EM 2008: Der Tempomat

Kontrollierte Offensive: Tom Bartels hat sich mit ruhigen Tönen bei der ARD ins EM-Finale kommentiert. Er setzte sich gegen Steffen Simon durch, der vielen Fans auf die Nerven geht.

Da stand er nun, zwei Meter vor dem Tor und schoss den Ball steil nach oben statt ins Netz. Eine Szene wie beim Dorfkick. Der Blackout hatte mehrere aparte Folgen: Millionen deutscher Fußballfans erkoren Mario Gomez zur Pflaume der Nation, Deutschland verpasste beim EM-Vorrundenspiel gegen Österreich eine frühe 1:0-Führung, und der ARD-Reporter Tom Bartels zeigte eine ungewohnte Seite. Bartels war regelrecht empört, ehrlich empört, als hätte man ihn persönlich beleidigt. „Das ist unfassbar“, fauchte er ins Mikrofon, „das ist unglaublich.“ Er schrie jetzt nicht, weil er eigentlich nie schreit, aber die Tonlage war anders. Dieses Kontrollierte war weg, für zwei kurze Sätze offenbarte sich der hochemotionale Tom Bartels. Man wusste jetzt, wie er ist, wenn er ganz aus sich herausgeht. Er wird nicht fast hysterisch. Keine unangenehme Erfahrung. Sekunden später hatte er seine Gefühle wieder zurückgeschraubt. Er war wieder der typische Bartels.

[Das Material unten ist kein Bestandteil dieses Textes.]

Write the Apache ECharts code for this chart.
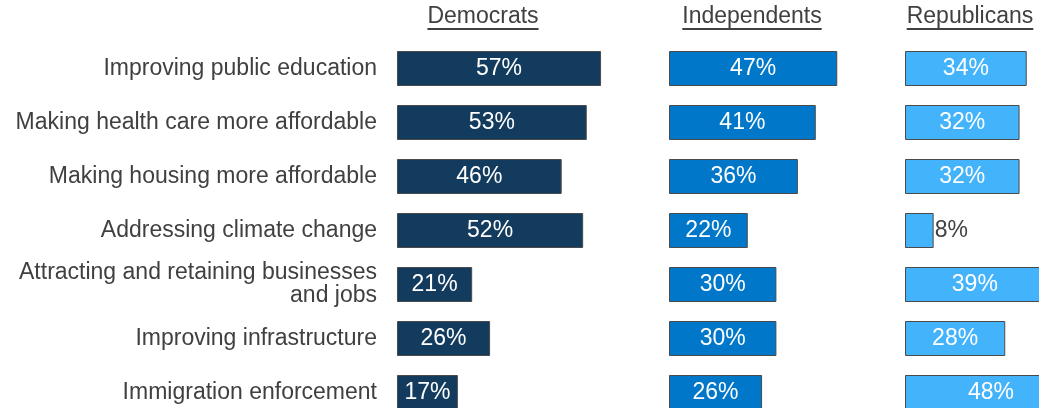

Vermutlich ist er deshalb der richtige Mann fürs EM-Finale. Tom Bartels, der 42-jährige Kölner, der Mann mit der sonoren Stimme, kommentiert heute in Wien Deutschland – Spanien (ARD, 20 Uhr 45). Die ARD-Sportchefs hatten sich schon Wochen vor der EM in einer Telefonschaltkonferenz mehrheitlich für ihn entschieden. Das war einerseits eine ungewöhnliche Personalie. Denn Bartels wechselte erst 2006 zur ARD, nach zehn Jahren bei RTL und Premiere. Und er setzte sich gegen Steffen Simon durch. Der geht vielen Fans zwar auf die Nerven, aber er ist immerhin Sportchef des WDR. Ob sich Simon bei der Abstimmung enthalten hat, ist nicht bekannt.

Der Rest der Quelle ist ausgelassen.